**AIM:**
Restate all the material verbatim, except for the pictures.

**DATA:**

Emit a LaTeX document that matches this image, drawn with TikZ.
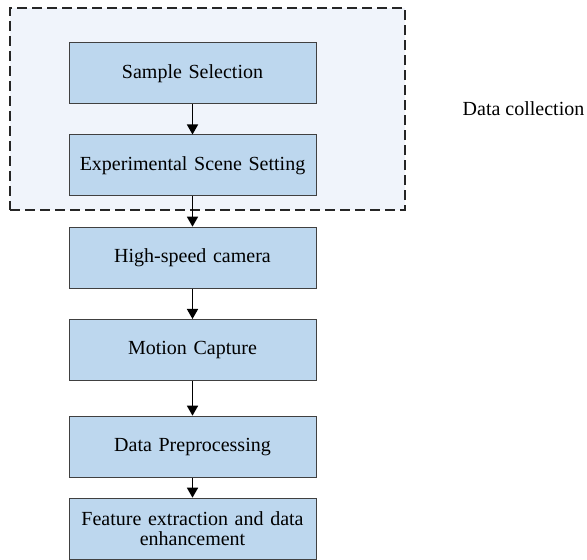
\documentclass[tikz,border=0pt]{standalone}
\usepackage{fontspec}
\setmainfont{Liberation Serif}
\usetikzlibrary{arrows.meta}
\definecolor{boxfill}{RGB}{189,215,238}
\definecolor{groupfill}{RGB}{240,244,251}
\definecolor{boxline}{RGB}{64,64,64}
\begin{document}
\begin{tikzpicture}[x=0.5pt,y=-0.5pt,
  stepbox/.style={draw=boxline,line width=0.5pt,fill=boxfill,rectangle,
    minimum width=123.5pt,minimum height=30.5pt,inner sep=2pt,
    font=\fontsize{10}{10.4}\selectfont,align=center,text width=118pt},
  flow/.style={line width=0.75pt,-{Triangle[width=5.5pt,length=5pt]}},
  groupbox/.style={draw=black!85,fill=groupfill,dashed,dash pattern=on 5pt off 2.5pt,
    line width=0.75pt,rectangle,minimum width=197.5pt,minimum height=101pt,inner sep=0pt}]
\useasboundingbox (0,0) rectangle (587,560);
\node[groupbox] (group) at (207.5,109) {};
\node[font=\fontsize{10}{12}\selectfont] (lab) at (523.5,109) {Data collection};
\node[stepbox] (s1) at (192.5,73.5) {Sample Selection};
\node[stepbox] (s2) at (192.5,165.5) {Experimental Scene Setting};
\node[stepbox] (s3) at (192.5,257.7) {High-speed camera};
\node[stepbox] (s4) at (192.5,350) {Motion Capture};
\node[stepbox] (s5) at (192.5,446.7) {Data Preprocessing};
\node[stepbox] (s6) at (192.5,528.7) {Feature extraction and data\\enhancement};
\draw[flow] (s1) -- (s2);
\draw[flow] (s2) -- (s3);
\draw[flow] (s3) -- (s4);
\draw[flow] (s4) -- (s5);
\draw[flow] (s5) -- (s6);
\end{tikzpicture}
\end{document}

**SOLVED EXERCISE:**
Emit a LaTeX document that matches this image, drawn with TikZ.
\documentclass[tikz,border=0pt]{standalone}
\usepackage{fontspec}
\setmainfont{Liberation Serif}
\usetikzlibrary{arrows.meta}
\definecolor{boxfill}{RGB}{189,215,238}
\definecolor{groupfill}{RGB}{240,244,251}
\definecolor{boxline}{RGB}{64,64,64}
\begin{document}
\begin{tikzpicture}[x=0.5pt,y=-0.5pt,
  stepbox/.style={draw=boxline,line width=0.5pt,fill=boxfill,rectangle,
    minimum width=123.5pt,minimum height=30.5pt,inner sep=2pt,
    font=\fontsize{10}{10.4}\selectfont,align=center,text width=118pt},
  flow/.style={line width=0.75pt,-{Triangle[width=5.5pt,length=5pt]}},
  groupbox/.style={draw=black!85,fill=groupfill,dashed,dash pattern=on 5pt off 2.5pt,
    line width=0.75pt,rectangle,minimum width=197.5pt,minimum height=101pt,inner sep=0pt}]
\useasboundingbox (0,0) rectangle (587,560);
\node[groupbox] (group) at (207.5,109) {};
\node[font=\fontsize{10}{12}\selectfont] (lab) at (523.5,109) {Data collection};
\node[stepbox] (s1) at (192.5,73.5) {Sample Selection};
\node[stepbox] (s2) at (192.5,165.5) {Experimental Scene Setting};
\node[stepbox] (s3) at (192.5,257.7) {High-speed camera};
\node[stepbox] (s4) at (192.5,350) {Motion Capture};
\node[stepbox] (s5) at (192.5,446.7) {Data Preprocessing};
\node[stepbox] (s6) at (192.5,528.7) {Feature extraction and data\\enhancement};
\draw[flow] (s1) -- (s2);
\draw[flow] (s2) -- (s3);
\draw[flow] (s3) -- (s4);
\draw[flow] (s4) -- (s5);
\draw[flow] (s5) -- (s6);
\end{tikzpicture}
\end{document}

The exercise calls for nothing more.